_Provided data:_

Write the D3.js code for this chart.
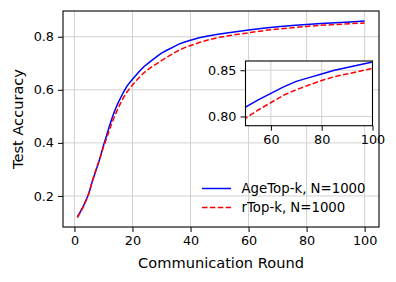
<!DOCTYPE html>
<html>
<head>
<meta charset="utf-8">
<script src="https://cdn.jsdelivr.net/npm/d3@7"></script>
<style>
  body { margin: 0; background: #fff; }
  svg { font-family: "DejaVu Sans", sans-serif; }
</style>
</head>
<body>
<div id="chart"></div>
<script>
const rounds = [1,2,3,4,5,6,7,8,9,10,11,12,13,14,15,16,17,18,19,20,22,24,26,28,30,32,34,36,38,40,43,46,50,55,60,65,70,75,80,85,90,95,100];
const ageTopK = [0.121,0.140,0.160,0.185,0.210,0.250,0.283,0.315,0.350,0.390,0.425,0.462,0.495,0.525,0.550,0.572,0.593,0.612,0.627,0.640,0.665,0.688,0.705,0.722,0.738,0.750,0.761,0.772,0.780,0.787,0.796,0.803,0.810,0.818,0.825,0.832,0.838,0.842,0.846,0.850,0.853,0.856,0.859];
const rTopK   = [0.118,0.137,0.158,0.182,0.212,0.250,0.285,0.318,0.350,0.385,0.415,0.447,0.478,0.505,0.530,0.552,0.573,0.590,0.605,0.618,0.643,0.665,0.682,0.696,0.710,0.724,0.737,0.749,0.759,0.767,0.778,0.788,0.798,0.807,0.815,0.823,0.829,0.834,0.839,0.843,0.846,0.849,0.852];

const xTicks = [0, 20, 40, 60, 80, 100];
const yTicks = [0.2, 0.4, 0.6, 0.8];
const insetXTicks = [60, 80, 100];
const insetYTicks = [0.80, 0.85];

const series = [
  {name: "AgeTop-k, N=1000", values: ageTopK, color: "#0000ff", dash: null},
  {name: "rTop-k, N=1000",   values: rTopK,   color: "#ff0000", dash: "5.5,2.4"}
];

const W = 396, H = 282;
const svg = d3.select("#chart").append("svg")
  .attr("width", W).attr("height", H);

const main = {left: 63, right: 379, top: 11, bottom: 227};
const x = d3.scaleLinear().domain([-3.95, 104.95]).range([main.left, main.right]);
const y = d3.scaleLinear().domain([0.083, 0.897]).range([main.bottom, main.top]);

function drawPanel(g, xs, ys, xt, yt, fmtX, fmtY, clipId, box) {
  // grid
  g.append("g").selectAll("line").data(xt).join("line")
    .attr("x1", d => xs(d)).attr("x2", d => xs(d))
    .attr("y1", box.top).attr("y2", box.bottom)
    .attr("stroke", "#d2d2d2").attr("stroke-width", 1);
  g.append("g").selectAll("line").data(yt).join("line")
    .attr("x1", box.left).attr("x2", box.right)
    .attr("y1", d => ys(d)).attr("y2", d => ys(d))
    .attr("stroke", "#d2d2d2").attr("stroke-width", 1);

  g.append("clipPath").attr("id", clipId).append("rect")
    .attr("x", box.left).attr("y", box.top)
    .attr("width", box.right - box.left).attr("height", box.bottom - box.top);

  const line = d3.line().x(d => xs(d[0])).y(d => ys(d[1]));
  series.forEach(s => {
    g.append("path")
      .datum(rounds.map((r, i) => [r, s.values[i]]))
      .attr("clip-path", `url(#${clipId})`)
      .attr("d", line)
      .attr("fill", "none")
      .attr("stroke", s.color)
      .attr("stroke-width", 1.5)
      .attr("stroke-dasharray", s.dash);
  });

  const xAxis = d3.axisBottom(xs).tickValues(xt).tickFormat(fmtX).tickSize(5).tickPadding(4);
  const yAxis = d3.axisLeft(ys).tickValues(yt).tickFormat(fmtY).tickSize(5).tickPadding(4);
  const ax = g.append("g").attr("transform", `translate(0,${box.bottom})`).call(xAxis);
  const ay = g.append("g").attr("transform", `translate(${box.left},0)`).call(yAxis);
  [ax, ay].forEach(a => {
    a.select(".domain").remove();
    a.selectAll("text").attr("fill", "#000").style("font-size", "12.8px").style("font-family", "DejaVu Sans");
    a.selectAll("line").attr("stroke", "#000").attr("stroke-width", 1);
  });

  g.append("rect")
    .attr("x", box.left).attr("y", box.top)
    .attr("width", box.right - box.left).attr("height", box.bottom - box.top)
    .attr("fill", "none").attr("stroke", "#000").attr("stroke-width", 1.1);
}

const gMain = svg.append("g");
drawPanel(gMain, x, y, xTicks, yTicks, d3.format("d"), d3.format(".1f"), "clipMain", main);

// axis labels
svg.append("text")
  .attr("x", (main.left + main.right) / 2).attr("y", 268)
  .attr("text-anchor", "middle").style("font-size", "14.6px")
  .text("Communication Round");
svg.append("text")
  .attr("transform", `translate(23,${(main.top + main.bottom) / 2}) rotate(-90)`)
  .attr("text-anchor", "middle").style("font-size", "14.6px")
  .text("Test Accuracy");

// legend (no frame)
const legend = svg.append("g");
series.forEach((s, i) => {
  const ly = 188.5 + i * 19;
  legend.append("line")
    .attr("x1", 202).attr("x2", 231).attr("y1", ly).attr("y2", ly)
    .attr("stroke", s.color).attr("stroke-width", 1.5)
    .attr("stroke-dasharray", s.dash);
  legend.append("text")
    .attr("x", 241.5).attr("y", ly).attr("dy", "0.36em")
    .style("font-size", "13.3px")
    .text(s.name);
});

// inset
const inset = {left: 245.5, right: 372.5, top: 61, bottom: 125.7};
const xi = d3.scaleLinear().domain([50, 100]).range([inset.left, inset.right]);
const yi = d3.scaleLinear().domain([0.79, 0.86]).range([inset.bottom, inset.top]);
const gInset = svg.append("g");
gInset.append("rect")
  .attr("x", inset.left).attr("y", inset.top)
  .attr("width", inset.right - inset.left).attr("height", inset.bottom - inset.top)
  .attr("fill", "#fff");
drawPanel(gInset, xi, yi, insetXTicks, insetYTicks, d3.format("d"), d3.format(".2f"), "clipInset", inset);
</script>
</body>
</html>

_Written task:_
Repeat the material above in full and exactly, apart from the pictures.

_Task answer:_
Write the D3.js code for this chart.
<!DOCTYPE html>
<html>
<head>
<meta charset="utf-8">
<script src="https://cdn.jsdelivr.net/npm/d3@7"></script>
<style>
  body { margin: 0; background: #fff; }
  svg { font-family: "DejaVu Sans", sans-serif; }
</style>
</head>
<body>
<div id="chart"></div>
<script>
const rounds = [1,2,3,4,5,6,7,8,9,10,11,12,13,14,15,16,17,18,19,20,22,24,26,28,30,32,34,36,38,40,43,46,50,55,60,65,70,75,80,85,90,95,100];
const ageTopK = [0.121,0.140,0.160,0.185,0.210,0.250,0.283,0.315,0.350,0.390,0.425,0.462,0.495,0.525,0.550,0.572,0.593,0.612,0.627,0.640,0.665,0.688,0.705,0.722,0.738,0.750,0.761,0.772,0.780,0.787,0.796,0.803,0.810,0.818,0.825,0.832,0.838,0.842,0.846,0.850,0.853,0.856,0.859];
const rTopK   = [0.118,0.137,0.158,0.182,0.212,0.250,0.285,0.318,0.350,0.385,0.415,0.447,0.478,0.505,0.530,0.552,0.573,0.590,0.605,0.618,0.643,0.665,0.682,0.696,0.710,0.724,0.737,0.749,0.759,0.767,0.778,0.788,0.798,0.807,0.815,0.823,0.829,0.834,0.839,0.843,0.846,0.849,0.852];

const xTicks = [0, 20, 40, 60, 80, 100];
const yTicks = [0.2, 0.4, 0.6, 0.8];
const insetXTicks = [60, 80, 100];
const insetYTicks = [0.80, 0.85];

const series = [
  {name: "AgeTop-k, N=1000", values: ageTopK, color: "#0000ff", dash: null},
  {name: "rTop-k, N=1000",   values: rTopK,   color: "#ff0000", dash: "5.5,2.4"}
];

const W = 396, H = 282;
const svg = d3.select("#chart").append("svg")
  .attr("width", W).attr("height", H);

const main = {left: 63, right: 379, top: 11, bottom: 227};
const x = d3.scaleLinear().domain([-3.95, 104.95]).range([main.left, main.right]);
const y = d3.scaleLinear().domain([0.083, 0.897]).range([main.bottom, main.top]);

function drawPanel(g, xs, ys, xt, yt, fmtX, fmtY, clipId, box) {
  // grid
  g.append("g").selectAll("line").data(xt).join("line")
    .attr("x1", d => xs(d)).attr("x2", d => xs(d))
    .attr("y1", box.top).attr("y2", box.bottom)
    .attr("stroke", "#d2d2d2").attr("stroke-width", 1);
  g.append("g").selectAll("line").data(yt).join("line")
    .attr("x1", box.left).attr("x2", box.right)
    .attr("y1", d => ys(d)).attr("y2", d => ys(d))
    .attr("stroke", "#d2d2d2").attr("stroke-width", 1);

  g.append("clipPath").attr("id", clipId).append("rect")
    .attr("x", box.left).attr("y", box.top)
    .attr("width", box.right - box.left).attr("height", box.bottom - box.top);

  const line = d3.line().x(d => xs(d[0])).y(d => ys(d[1]));
  series.forEach(s => {
    g.append("path")
      .datum(rounds.map((r, i) => [r, s.values[i]]))
      .attr("clip-path", `url(#${clipId})`)
      .attr("d", line)
      .attr("fill", "none")
      .attr("stroke", s.color)
      .attr("stroke-width", 1.5)
      .attr("stroke-dasharray", s.dash);
  });

  const xAxis = d3.axisBottom(xs).tickValues(xt).tickFormat(fmtX).tickSize(5).tickPadding(4);
  const yAxis = d3.axisLeft(ys).tickValues(yt).tickFormat(fmtY).tickSize(5).tickPadding(4);
  const ax = g.append("g").attr("transform", `translate(0,${box.bottom})`).call(xAxis);
  const ay = g.append("g").attr("transform", `translate(${box.left},0)`).call(yAxis);
  [ax, ay].forEach(a => {
    a.select(".domain").remove();
    a.selectAll("text").attr("fill", "#000").style("font-size", "12.8px").style("font-family", "DejaVu Sans");
    a.selectAll("line").attr("stroke", "#000").attr("stroke-width", 1);
  });

  g.append("rect")
    .attr("x", box.left).attr("y", box.top)
    .attr("width", box.right - box.left).attr("height", box.bottom - box.top)
    .attr("fill", "none").attr("stroke", "#000").attr("stroke-width", 1.1);
}

const gMain = svg.append("g");
drawPanel(gMain, x, y, xTicks, yTicks, d3.format("d"), d3.format(".1f"), "clipMain", main);

// axis labels
svg.append("text")
  .attr("x", (main.left + main.right) / 2).attr("y", 268)
  .attr("text-anchor", "middle").style("font-size", "14.6px")
  .text("Communication Round");
svg.append("text")
  .attr("transform", `translate(23,${(main.top + main.bottom) / 2}) rotate(-90)`)
  .attr("text-anchor", "middle").style("font-size", "14.6px")
  .text("Test Accuracy");

// legend (no frame)
const legend = svg.append("g");
series.forEach((s, i) => {
  const ly = 188.5 + i * 19;
  legend.append("line")
    .attr("x1", 202).attr("x2", 231).attr("y1", ly).attr("y2", ly)
    .attr("stroke", s.color).attr("stroke-width", 1.5)
    .attr("stroke-dasharray", s.dash);
  legend.append("text")
    .attr("x", 241.5).attr("y", ly).attr("dy", "0.36em")
    .style("font-size", "13.3px")
    .text(s.name);
});

// inset
const inset = {left: 245.5, right: 372.5, top: 61, bottom: 125.7};
const xi = d3.scaleLinear().domain([50, 100]).range([inset.left, inset.right]);
const yi = d3.scaleLinear().domain([0.79, 0.86]).range([inset.bottom, inset.top]);
const gInset = svg.append("g");
gInset.append("rect")
  .attr("x", inset.left).attr("y", inset.top)
  .attr("width", inset.right - inset.left).attr("height", inset.bottom - inset.top)
  .attr("fill", "#fff");
drawPanel(gInset, xi, yi, insetXTicks, insetYTicks, d3.format("d"), d3.format(".2f"), "clipInset", inset);
</script>
</body>
</html>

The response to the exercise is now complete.